AIM -
Below this line are records; write out exactly the lines from the one containing "Convert this chart to matplotlib code." through the one containing "import numpy as np", with the pictures left out.

MATERIAL FOR THE TASK -
────────────────────────────────────────
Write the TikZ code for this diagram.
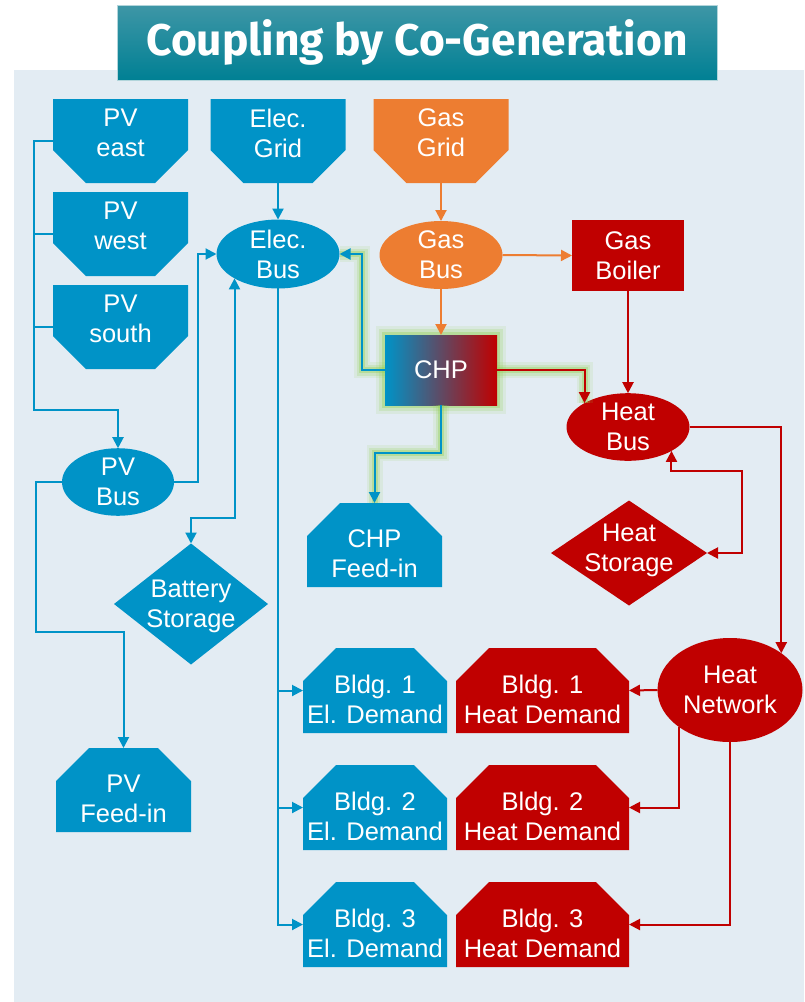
\documentclass[tikz,border=0pt]{standalone}
\usepackage{fontspec}
\setmainfont{Liberation Sans}
\newfontfamily\titlefont{Fira Sans}
\usetikzlibrary{arrows.meta,shapes.geometric}

\definecolor{elecblue}{RGB}{0,147,199}
\definecolor{gasorange}{RGB}{237,125,49}
\definecolor{heatred}{RGB}{192,0,0}
\definecolor{panelgray}{RGB}{227,236,243}
\definecolor{glowgreen}{RGB}{146,208,80}
\definecolor{titletop}{RGB}{62,150,166}
\definecolor{titlebot}{RGB}{0,128,148}

\tikzset{
  base/.style={text=white,align=center,inner sep=0pt,outer sep=0pt,
    font=\fontsize{25.5}{30}\selectfont},
  % chamfered bottom corners (sources)
  inbox/.style={base,rectangle,minimum width=135pt,minimum height=84pt,text depth=16pt,
    path picture={\fill[#1] (path picture bounding box.north west)
      -- (path picture bounding box.north east)
      -- ([yshift=33pt]path picture bounding box.south east)
      -- ([xshift=-33pt]path picture bounding box.south east)
      -- ([xshift=33pt]path picture bounding box.south west)
      -- ([yshift=33pt]path picture bounding box.south west) -- cycle;}},
  % chamfered top corners (sinks)
  outbox/.style={base,rectangle,minimum width=135pt,minimum height=84pt,text height=66pt,
    path picture={\fill[#1] (path picture bounding box.south west)
      -- (path picture bounding box.south east)
      -- ([yshift=-33pt]path picture bounding box.north east)
      -- ([xshift=-33pt]path picture bounding box.north east)
      -- ([xshift=33pt]path picture bounding box.north west)
      -- ([yshift=-33pt]path picture bounding box.north west) -- cycle;}},
  busnode/.style={base,fill=#1,ellipse,minimum width=123pt,minimum height=67pt},
  plant/.style={base,fill=#1,rectangle,minimum width=112pt,minimum height=71pt},
  storebox/.style={base,fill=#1,diamond},
  wire/.style={line width=2pt,draw=#1},
  glow/.style={preaction={draw=glowgreen,line width=16pt,opacity=0.12,arrows=-},
    preaction={draw=glowgreen,line width=11pt,opacity=0.2,arrows=-},
    preaction={draw=glowgreen,line width=6pt,opacity=0.35,arrows=-}},
}

\begin{document}
\begin{tikzpicture}[x=1pt,y=-1pt,>={Triangle[length=11pt,width=11pt]}]
  \useasboundingbox (0,0) rectangle (804,1002);
  % panel and title
  \fill[panelgray] (14,70) rectangle (804,1002);
  \node (title) at (417,42.5) [draw=white!60!titletop,line width=0.8pt,
    top color=titletop,bottom color=titlebot,minimum width=600pt,
    minimum height=75pt,inner sep=0pt,text=white]
    {\resizebox{541pt}{!}{\titlefont\bfseries Coupling by Co-Generation}};

  % sources
  \node[inbox=elecblue] (pveast) at (120.5,141) {PV\\east};
  \node[inbox=elecblue] (pvwest) at (120.5,234) {PV\\west};
  \node[inbox=elecblue] (pvsouth) at (120.5,327) {PV\\south};
  \node[inbox=elecblue] (elecgrid) at (278,141) {Elec.\\Grid};
  \node[inbox=gasorange] (gasgrid) at (441,141) {Gas\\Grid};

  % buses and converters
  \node[busnode=elecblue] (elecbus) at (278,254) {Elec.\\Bus};
  \node[busnode=gasorange] (gasbus) at (441,255) {Gas\\Bus};
  \node[plant=heatred] (gasboiler) at (628,255.5) {Gas\\Boiler};
  \node[base,minimum width=112pt,minimum height=70pt,left color=elecblue,
    right color=heatred,preaction={draw=glowgreen,line width=18pt,opacity=0.12},
    preaction={draw=glowgreen,line width=12pt,opacity=0.2},
    preaction={draw=glowgreen,line width=6pt,opacity=0.35}] (chp) at (441,370) {CHP};
  \node[busnode=heatred] (heatbus) at (628,427) {Heat\\Bus};
  \node[busnode=elecblue,minimum width=112pt,minimum height=66pt] (pvbus) at (118,482) {PV\\Bus};
  \node[busnode=heatred,minimum width=145pt,minimum height=104pt] (heatnet) at (730,690) {Heat\\Network};

  % storages
  \node[storebox=elecblue,minimum width=154pt,minimum height=121pt,text depth=-10pt] (batt) at (191,604)
    {\makebox[0pt]{Battery}\\\makebox[0pt]{Storage}};
  \node[storebox=heatred,minimum width=156pt,minimum height=105pt,text depth=10pt] (hstore) at (629,553)
    {\makebox[0pt]{Heat}\\\makebox[0pt]{Storage}};

  % sinks
  \node[outbox=elecblue] (chpfeed) at (374.5,545) {CHP\\Feed-in};
  \node[outbox=elecblue] (pvfeed) at (123.5,790) {PV\\Feed-in};
  \foreach \i/\y in {1/690.5,2/807.5,3/924.5}{
    \node[outbox=elecblue,minimum width=144pt,minimum height=85pt] (el\i) at (375,\y)
      {Bldg. \i\\El. Demand};
    \node[outbox=heatred,minimum width=173pt,minimum height=85pt] (heat\i) at (542.5,\y)
      {Bldg. \i\\Heat Demand};
  }

  % turning points
  \coordinate (pvturn) at (34,410);
  \coordinate (pvup) at (198,482);
  \coordinate (pvdown) at (36,632);
  \coordinate (battturn) at (191,518);
  \coordinate (chpleft) at (362,370);
  \coordinate (chpdown) at (441,453);
  \coordinate (hsturn) at (742,471);

  % electricity
  \draw[wire=elecblue,->] (pveast.west) -| (pvturn) -| (pvbus.north);
  \draw[wire=elecblue] (pvwest.west) -- (pvwest.west -| pvturn);
  \draw[wire=elecblue] (pvsouth.west) -- (pvsouth.west -| pvturn);
  \draw[wire=elecblue,->] (pvbus.east) -- (pvup) |- (elecbus.west);
  \draw[wire=elecblue,->] (pvbus.west) -| (pvdown) -| (pvfeed.north);
  \draw[wire=elecblue,<->] (elecbus.south west) |- (battturn) -- (batt.north);
  \draw[wire=elecblue,->] (elecgrid.south) -- (elecbus.north);
  \foreach \i in {1,2,3}
    \draw[wire=elecblue,->] (elecbus.south) |- (el\i.west);
  \draw[wire=elecblue,glow,->] (chp.west) -- (chpleft) |- (elecbus.east);
  \draw[wire=elecblue,glow,->] (chp.south) -- (chpdown) -| (chpfeed.north);

  % gas
  \draw[wire=gasorange,->] (gasgrid.south) -- (gasbus.north);
  \draw[wire=gasorange,->] (gasbus.east) -- (gasboiler.west);
  \draw[wire=gasorange,->] (gasbus.south) -- (chp.north);

  % heat
  \draw[wire=heatred,glow,->] (chp.east) -| (heatbus.north west);
  \draw[wire=heatred,->] (gasboiler.south) -- (heatbus.north);
  \draw[wire=heatred,->] (heatbus.east) -| (heatnet.north east);
  \draw[wire=heatred,<->] (heatbus.south east) |- (hsturn) |- (hstore.east);
  \draw[wire=heatred,->] (heatnet.west) -- (heat1.east);
  \draw[wire=heatred,->] (heatnet.south west) |- (heat2.east);
  \draw[wire=heatred,->] (heatnet.south) |- (heat3.east);
\end{tikzpicture}
\end{document}
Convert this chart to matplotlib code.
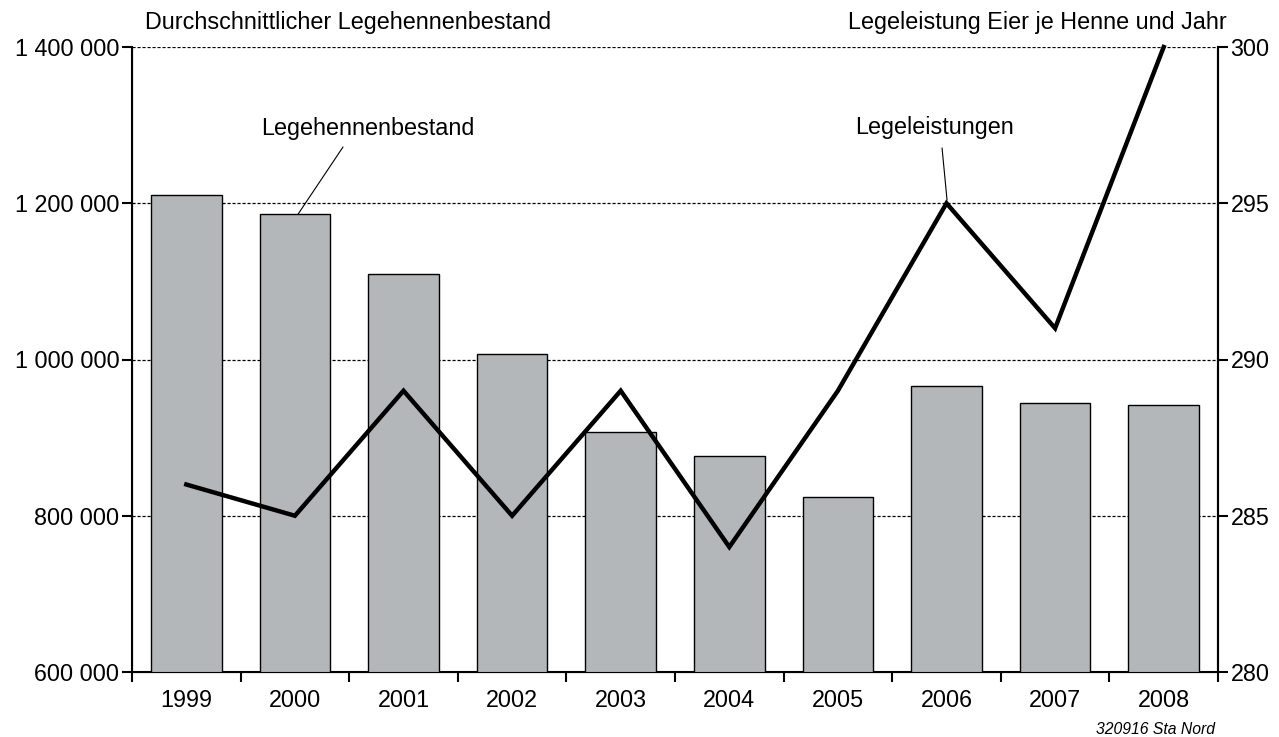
import matplotlib
matplotlib.use("Agg")
import matplotlib.pyplot as plt
import numpy as np

years = ["1999", "2000", "2001", "2002", "2003", "2004", "2005", "2006", "2007", "2008"]
bestand = [1210000, 1186000, 1110000, 1007000, 907000, 877000, 824000, 966000, 944000, 942000]
leistung = [286, 285, 289, 285, 289, 284, 289, 295, 291, 300]
left_ticks = [600000, 800000, 1000000, 1200000, 1400000]
left_labels = ["600 000", "800 000", "1 000 000", "1 200 000", "1 400 000"]
right_ticks = [280, 285, 290, 295, 300]

plt.rcParams['font.family'] = ['Liberation Sans', 'DejaVu Sans']
FS = 16.8

fig = plt.figure(figsize=(12.79, 7.37), dpi=100)
ax = fig.add_axes([132/1279, 1-672/737, (1218-132)/1279, (672-47)/737])
x = np.arange(len(years))
ax.bar(x, bestand, width=0.65, color="#b4b7ba", edgecolor="black", linewidth=1.0, zorder=3)
ax.set_xlim(-0.5, len(years)-0.5)
ax.set_ylim(600000, 1400000)
ax.set_yticks(left_ticks)
ax.set_yticklabels(left_labels)
for t in left_ticks:
    ax.axhline(t, color="black", linestyle=(0, (2.5, 1.5)), linewidth=0.9, zorder=1)
ax.set_xticks(x)
ax.set_xticklabels(years)
ax.set_xticks(np.arange(-0.5, len(years), 1), minor=True)
ax.tick_params(axis="x", which="major", length=0, pad=12.5, labelsize=FS)
ax.tick_params(axis="x", which="minor", length=7.5, width=1.5, direction="out")
ax.tick_params(axis="y", length=7, width=1.5, direction="out", labelsize=FS, pad=2)
ax.spines["top"].set_visible(False)
for s in ["left", "right", "bottom"]:
    ax.spines[s].set_linewidth(1.5)

ax2 = ax.twinx()
ax2.plot(x, leistung, color="black", linewidth=3.2, zorder=5, clip_on=False, solid_joinstyle="miter")
ax2.set_ylim(280, 300)
ax2.set_yticks(right_ticks)
ax2.tick_params(axis="y", length=7, width=1.5, direction="out", labelsize=FS, pad=2)
ax2.spines["top"].set_visible(False)
ax2.spines["right"].set_linewidth(1.5)

fig.text(145/1279, 1-22/737, "Durchschnittlicher Legehennenbestand", fontsize=FS, ha="left", va="center")
fig.text(1227/1279, 1-22/737, "Legeleistung Eier je Henne und Jahr", fontsize=FS, ha="right", va="center")
fig.text(1215/1279, 1-730/737, "320916 Sta Nord", fontsize=11.3, style="italic", ha="right", va="center")

# labels and leader lines
ax.text(1.673, 1296000, "Legehennenbestand", fontsize=FS, ha="center", va="center")
ax.annotate("", xy=(1.029, 1186000), xytext=(1.443, 1272000),
            arrowprops=dict(arrowstyle="-", color="black", linewidth=0.8, shrinkA=0, shrinkB=0))
ax2.text(6.894, 297.41, "Legeleistungen", fontsize=FS, ha="center", va="center")
ax2.annotate("", xy=(7.005, 295.1), xytext=(6.959, 296.77),
             arrowprops=dict(arrowstyle="-", color="black", linewidth=0.8, shrinkA=0, shrinkB=0))

fig.savefig("out.png", dpi=100)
────────────────────────────────────────
FULL RESPONSE -
Convert this chart to matplotlib code.
import matplotlib
matplotlib.use("Agg")
import matplotlib.pyplot as plt
import numpy as np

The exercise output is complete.